Saturday, 01 May 2021 | Pioneer

What’s the logic for allowing the Kumbh Mela last month but suspending the Char Dham Yatra now?

As the Centre and States come in for stringent criticism for being caught napping when the pandemic’s second wave hit the country and the subsequent mismanagement of the situation, the Uttarakhand Government has announced the suspension of the Char Dham Yatra. Chief Minister Tirath Singh Rawat said the gates of the four Himalayan temples — Badrinath, Kedarnath, Gangotri and Yamunotri — would open on May 14 as scheduled, but only for the priests. Though it is heartening that yet another super-spreader event has been averted, what is saddening is that the Government didn’t do this on its own accord. The decision came a day after the Rawat Government was castigated by the Uttarakhand High Court (HC) for mishandling the outbreak. The court said, and rightly so, that the State had become a “laughing stock” by allowing the Kumbh Mela to take place in the midst of a raging pandemic. To its credit, the HC has been trying to make the Government see sense and repeatedly taking it to task over its irresponsible decision to continue with the yatra in the midst of a highly contagious outbreak, calling it “frightening”.

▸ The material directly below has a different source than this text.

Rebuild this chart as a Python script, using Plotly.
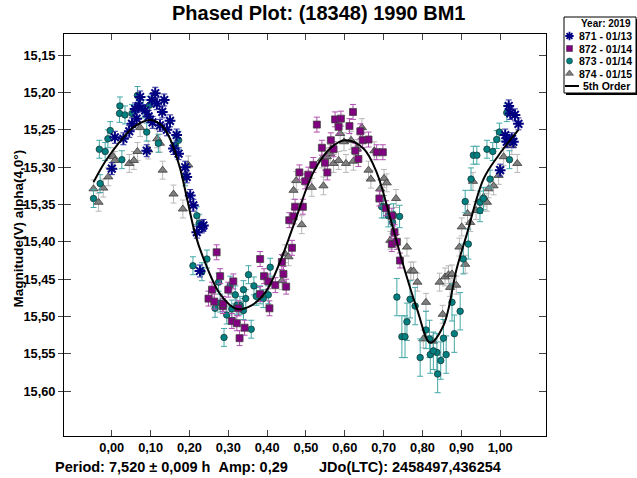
import plotly.graph_objects as go

# ---------------- data ----------------
s871_phase = [0.073, 0.112, 0.135, 0.103, 0.070, 0.064, 0.116, 0.086, 0.030, 0.008,
              0.090, 0.167, 0.159, 0.172, 0.189, 0.193, 0.202, 0.210, 0.219, 0.232,
              0.236, 0.000, 0.124, 0.142, 0.052, 0.227, 0.095, 0.105, 0.130, 0.060,
              0.045, 0.150, 1.026, 1.038, 1.047, 1.013, 1.030, 1.034, 1.000, 1.017,
              1.022]
s871_mag = [15.206, 15.201, 15.210, 15.210, 15.218, 15.235, 15.215, 15.224, 15.262, 15.260,
            15.278, 15.257, 15.275, 15.282, 15.300, 15.313, 15.338, 15.351, 15.387, 15.380,
            15.378, 15.302, 15.244, 15.250, 15.242, 15.439, 15.232, 15.240, 15.226, 15.222,
            15.252, 15.238, 15.228, 15.230, 15.242, 15.257, 15.262, 15.266, 15.304, 15.266,
            15.218]
s871_err = 0.008

s872_phase = [0.270, 0.279, 0.258, 0.249, 0.264, 0.313, 0.300, 0.286, 0.326, 0.309,
              0.322, 0.342, 0.329, 0.382, 0.392, 0.403, 0.421, 0.438, 0.442, 0.449,
              0.406, 0.382, 0.464, 0.457, 0.287, 0.528, 0.575, 0.590, 0.621, 0.584,
              0.612, 0.564, 0.541, 0.571, 0.640, 0.646, 0.661, 0.627, 0.635, 0.682,
              0.698, 0.519, 0.549, 0.555, 0.483, 0.506, 0.498, 0.472, 0.492, 0.468,
              0.689, 0.706, 0.721, 0.728, 0.721, 0.734, 0.742]
s872_mag = [15.414, 15.446, 15.464, 15.476, 15.480, 15.453, 15.464, 15.486, 15.489, 15.506,
            15.509, 15.515, 15.529, 15.423, 15.446, 15.453, 15.458, 15.427, 15.443, 15.460,
            15.489, 15.470, 15.408, 15.371, 15.483, 15.243, 15.236, 15.235, 15.226, 15.246,
            15.245, 15.264, 15.274, 15.276, 15.252, 15.264, 15.263, 15.278, 15.289, 15.280,
            15.280, 15.297, 15.294, 15.307, 15.307, 15.310, 15.319, 15.353, 15.353, 15.366,
            15.342, 15.355, 15.365, 15.387, 15.403, 15.400, 15.425]
s872_err = 0.010

s873_phase = [0.020, -0.004, -0.010, -0.032, -0.017, 0.026, -0.030, -0.047, 0.090, 0.052,
              0.034, 0.081, 0.120, 0.163, 0.172, 0.189, 0.219, 0.066, 0.021, 0.097,
              0.209, 0.232, 0.245, 0.275, 0.279, 0.266, 0.296, 0.309, 0.318, 0.305,
              0.339, 0.345, 0.352, 0.366, 0.372, 0.330, 0.359, 0.289, 0.225, 0.408,
              0.403, 0.390, 0.382, 0.339, 0.322,
              0.700, 0.712, 0.725, 0.741, 0.695, 0.723, 0.734, 0.768, 0.781, 0.760,
              0.747, 0.755, 0.794, 0.809, 0.820, 0.837, 0.828, 0.839, 0.847, 0.854,
              0.861, 0.882, 0.897, 0.876, 0.918, 0.905, 0.910, 0.948, 0.818, 0.925,
              0.931, 0.940, 0.966, 0.981, 0.991, 0.998, 1.017, 1.024, 0.948, 0.957,
              0.974]
s873_mag = [15.228, 15.251, 15.262, 15.276, 15.279, 15.290, 15.322, 15.342, 15.253, 15.228,
            15.230, 15.222, 15.268, 15.271, 15.264, 15.313, 15.365, 15.204, 15.218, 15.217,
            15.432, 15.440, 15.423, 15.454, 15.482, 15.489, 15.498, 15.490, 15.471, 15.458,
            15.464, 15.476, 15.444, 15.459, 15.473, 15.485, 15.517, 15.528, 15.375, 15.434,
            15.471, 15.476, 15.471, 15.492, 15.485,
            15.353, 15.365, 15.364, 15.366, 15.353, 15.374, 15.474, 15.477, 15.486, 15.507,
            15.527, 15.527, 15.555, 15.518, 15.551, 15.548, 15.546, 15.577, 15.559, 15.529,
            15.551, 15.523, 15.493, 15.481, 15.403, 15.423, 15.346, 15.347, 15.530, 15.316,
            15.284, 15.284, 15.276, 15.279, 15.263, 15.253, 15.227, 15.290, 15.358, 15.342,
            15.316]
s873_err = [0.012, 0.012, 0.012, 0.012, 0.012, 0.012, 0.012, 0.012, 0.012, 0.012,
            0.012, 0.012, 0.012, 0.012, 0.012, 0.012, 0.012, 0.012, 0.012, 0.012,
            0.012, 0.012, 0.012, 0.012, 0.012, 0.012, 0.012, 0.012, 0.012, 0.012,
            0.012, 0.012, 0.012, 0.012, 0.012, 0.012, 0.012, 0.012, 0.012, 0.012,
            0.012, 0.012, 0.012, 0.012, 0.012,
            0.015, 0.015, 0.015, 0.015, 0.015, 0.015, 0.025, 0.025, 0.025, 0.025,
            0.028, 0.028, 0.025, 0.025, 0.025, 0.025, 0.025, 0.025, 0.025, 0.025,
            0.025, 0.025, 0.025, 0.025, 0.020, 0.020, 0.015, 0.015, 0.025, 0.015,
            0.012, 0.012, 0.012, 0.012, 0.012, 0.012, 0.012, 0.012, 0.015, 0.015,
            0.012]

s874_phase = [-0.047, -0.034, -0.022, -0.009, 0.004, 0.008, 0.045, 0.057, 0.066, 0.094,
              0.073, 0.131, 0.117, 0.124, 0.159, 0.183, 0.197, 0.489, 0.446, 0.455,
              0.438, 0.468, 0.475, 0.515, 0.545, 0.541, 0.554, 0.562, 0.571, 0.584,
              0.603, 0.622, 0.588, 0.598, 0.616, 0.631, 0.644, 0.661, 0.667, 0.676,
              0.701, 0.708, 0.732, 0.691, 0.717, 0.760, 0.770, 0.777, 0.787, 0.809,
              0.844, 0.802, 0.827, 0.858, 0.867, 0.876, 0.871, 0.887, 0.852, 0.901,
              0.895, 0.910, 0.923, 0.938, 0.966, 0.916, 1.044, 1.030, 1.009, 0.996,
              0.983, 0.970, 0.957, 0.930]
s874_mag = [15.329, 15.347, 15.328, 15.313, 15.286, 15.291, 15.295, 15.291, 15.279, 15.277,
            15.247, 15.304, 15.262, 15.268, 15.336, 15.356, 15.297, 15.377, 15.416, 15.420,
            15.452, 15.331, 15.318, 15.327, 15.325, 15.289, 15.286, 15.282, 15.295, 15.291,
            15.295, 15.292, 15.255, 15.266, 15.264, 15.275, 15.247, 15.304, 15.316, 15.278,
            15.315, 15.321, 15.342, 15.329, 15.398, 15.407, 15.439, 15.439, 15.454, 15.481,
            15.454, 15.530, 15.533, 15.447, 15.444, 15.443, 15.461, 15.458, 15.497, 15.380,
            15.407, 15.430, 15.374, 15.358, 15.347, 15.362, 15.295, 15.271, 15.286, 15.311,
            15.325, 15.329, 15.340, 15.319]
s874_err = 0.012

fit_phase = [-0.047, -0.02, 0.0, 0.03, 0.06, 0.10, 0.13, 0.15, 0.175, 0.195,
             0.215, 0.236, 0.279, 0.322, 0.36, 0.399, 0.433, 0.468, 0.519, 0.562,
             0.601, 0.648, 0.682, 0.717, 0.751, 0.786, 0.82, 0.854, 0.888, 0.914,
             0.957, 0.996, 1.047]
fit_mag = [15.320, 15.295, 15.280, 15.260, 15.245, 15.237, 15.245, 15.262, 15.300, 15.345,
           15.390, 15.422, 15.470, 15.490, 15.485, 15.465, 15.427, 15.378, 15.307, 15.275,
           15.264, 15.275, 15.307, 15.368, 15.432, 15.490, 15.535, 15.512, 15.436, 15.390,
           15.316, 15.284, 15.250]

x_ticks = [0.0, 0.1, 0.2, 0.3, 0.4, 0.5, 0.6, 0.7, 0.8, 0.9, 1.0]
x_tick_labels = ["0,00", "0,10", "0,20", "0,30", "0,40", "0,50", "0,60", "0,70", "0,80", "0,90", "1,00"]
y_ticks = [15.15, 15.20, 15.25, 15.30, 15.35, 15.40, 15.45, 15.50, 15.55, 15.60]
y_tick_labels = ["15,15", "15,20", "15,25", "15,30", "15,35", "15,40", "15,45", "15,50", "15,55", "15,60"]

legend_title = "Year: 2019"
legend_labels = ["871 - 01/13", "872 - 01/14", "873 - 01/14", "874 - 01/15", "5th Order"]

# ---------------- figure ----------------
W, H = 637, 478
FAM = "Liberation Sans, Arial, sans-serif"

def bold(size, color="black"):
    return dict(family=FAM, size=size, color=color, weight="bold")

fig = go.Figure()

def add_series(px, py, err, symbol, size, fill, edge, ewidth, errcol):
    if isinstance(err, list):
        ed = dict(type="data", array=err, visible=True, color=errcol, thickness=1, width=3)
    else:
        ed = dict(type="constant", value=err, visible=True, color=errcol, thickness=1, width=3)
    fig.add_trace(go.Scatter(
        x=px, y=py, mode="markers", error_y=ed,
        marker=dict(symbol=symbol, size=size, color=fill, line=dict(color=edge, width=ewidth)),
        showlegend=False, hoverinfo="skip"))

add_series(s874_phase, s874_mag, s874_err, "triangle-up", 8, "#7f7f7f", "#3a3a3a", 0.8, "#b8b8b8")
add_series(s873_phase, s873_mag, s873_err, "circle", 6.5, "#008080", "#1a3a3a", 0.8, "#45a8a8")
add_series(s872_phase, s872_mag, s872_err, "square", 7, "#800080", "#404040", 0.8, "#b050b0")
add_series(s871_phase, s871_mag, s871_err, "asterisk-open", 9, "#000080", "#000080", 2, "#2a2a9a")

fig.add_trace(go.Scatter(x=fit_phase, y=fit_mag, mode="lines", line=dict(color="black", width=2, shape="spline"),
                         showlegend=False, hoverinfo="skip"))

# invisible trace for the inner tick axis
fig.add_trace(go.Scatter(x=[None], y=[None], xaxis="x", yaxis="y3", showlegend=False, hoverinfo="skip"))

# legend symbols in pixel overlay axes
leg_x = 569.5
leg_rows = [36, 48.5, 61, 73.5, 86]
leg_specs = [("asterisk-open", 7, "#000080", "#000080", 1.8),
             ("square", 6, "#800080", "#404040", 0.6),
             ("circle", 6, "#008080", "#1a3a3a", 0.6),
             ("triangle-up", 7, "#7f7f7f", "#3a3a3a", 0.6)]
for (sym, sz, fc, ec, lw), yy in zip(leg_specs, leg_rows[:4]):
    fig.add_trace(go.Scatter(x=[leg_x], y=[yy], xaxis="x2", yaxis="y2", mode="markers",
                             marker=dict(symbol=sym, size=sz, color=fc, line=dict(color=ec, width=lw)),
                             showlegend=False, hoverinfo="skip"))
fig.add_trace(go.Scatter(x=[565, 579], y=[leg_rows[4], leg_rows[4]], xaxis="x2", yaxis="y2", mode="lines",
                         line=dict(color="black", width=2), showlegend=False, hoverinfo="skip"))

x0, x1 = 64, 546
y0, y1 = 33.5, 436

fig.update_layout(
    width=W, height=H,
    margin=dict(l=0, r=0, t=0, b=0),
    paper_bgcolor="white", plot_bgcolor="rgba(0,0,0,0)",
    showlegend=False, hovermode=False, dragmode=False,
    xaxis=dict(domain=[x0 / W, x1 / W], range=[-0.123, 1.118], tickvals=x_ticks, ticktext=x_tick_labels,
               ticks="inside", ticklen=6, tickcolor="#444", mirror="ticks", showline=True,
               linecolor="black", linewidth=1, showgrid=False, zeroline=False,
               tickfont=bold(12.8), anchor="y"),
    yaxis=dict(domain=[(H - y1) / H, (H - y0) / H], range=[15.66, 15.121], tickvals=y_ticks,
               ticktext=y_tick_labels, ticks="outside", ticklen=5, tickcolor="#444", showline=True,
               mirror=True, linecolor="black", linewidth=1, showgrid=False, zeroline=False,
               tickfont=bold(12.8), anchor="x"),
    yaxis3=dict(overlaying="y", side="left", range=[15.66, 15.121], tickvals=y_ticks, ticks="inside",
                ticklen=7, tickcolor="#444", mirror="ticks", showline=False, showticklabels=False,
                showgrid=False, zeroline=False, anchor="x"),
    xaxis2=dict(domain=[0, 1], range=[0, W], visible=False, anchor="y2", fixedrange=True),
    yaxis2=dict(domain=[0, 1], range=[H, 0], visible=False, anchor="x2", fixedrange=True),
)

# legend box with shadow
fig.add_shape(type="rect", xref="x2", yref="y2", x0=566, y0=19, x1=638, y1=95,
              fillcolor="black", line=dict(width=0), layer="below")
fig.add_shape(type="rect", xref="x2", yref="y2", x0=564, y0=17, x1=636, y1=93,
              fillcolor="white", line=dict(color="black", width=1), layer="below")

ann = []
ann.append(dict(text=legend_title, x=633, y=23, xanchor="right", yanchor="middle", font=bold(10)))
for lab, yy in zip(legend_labels[:4], leg_rows[:4]):
    ann.append(dict(text=lab, x=577, y=yy, xanchor="left", yanchor="middle", font=bold(10.5)))
ann.append(dict(text=legend_labels[4], x=581, y=leg_rows[4], xanchor="left", yanchor="middle", font=bold(10.5)))

ann.append(dict(text="Phased Plot: (18348) 1990 BM1", x=318.5, y=13, xanchor="center", yanchor="middle",
                font=bold(20)))
ann.append(dict(text="Period: 7,520 \u00b1 0,009 h\u00a0\u00a0Amp: 0,29", x=53, y=466.5, xanchor="left",
                yanchor="middle", font=bold(14.5)))
ann.append(dict(text="JDo(LTC): 2458497,436254", x=316.5, y=466.5, xanchor="left", yanchor="middle",
                font=bold(14.5)))
ann.append(dict(text="Magnitude(V) alpha(4,0\u00b0)", x=17.5, y=229, textangle=-90, xanchor="center",
                yanchor="middle", font=bold(13.5)))
for a in ann:
    a.update(xref="x2", yref="y2", showarrow=False)
fig.update_layout(annotations=ann)

fig.write_html("out.html", config={"displayModeBar": False, "staticPlot": True},
               post_script="document.body.style.margin='0';document.body.style.padding='0';")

One only wishes that had such better sense prevailed on the Government earlier, it would have stopped the Kumbh Mela even before it began. Because, make no mistake, the Kumbh was as much a super-spreader as the Assembly polls. Daily COVID cases saw a 6,000 per cent increase between March 1 and April 22 in poll-bound Bengal and a 450 per cent spike between April 1 and April 17, when the Kumbh congregation dispersed. Why is it that our leaders, who certainly should know better, have to be forced by either the judiciary or the PMO to take decisions that should come to them naturally? Are our representatives so short of common sense or is it that political considerations take precedence over the well-being of citizens? What else can explain the local body elections in Uttar Pradesh and Telangana which will also turn out to be super-spreaders. If the Madras High Court thinks that the Election Commission officials should be “booked for murder” for the spiralling Corona cases in the poll-bound States, then what about the Uttarakhand CM? When everything is shut, as it ought to be, what is the justification behind holding the Kumbh, the Assembly polls and the local body elections? Shouldn’t the CMs of such States also be “booked for murder”?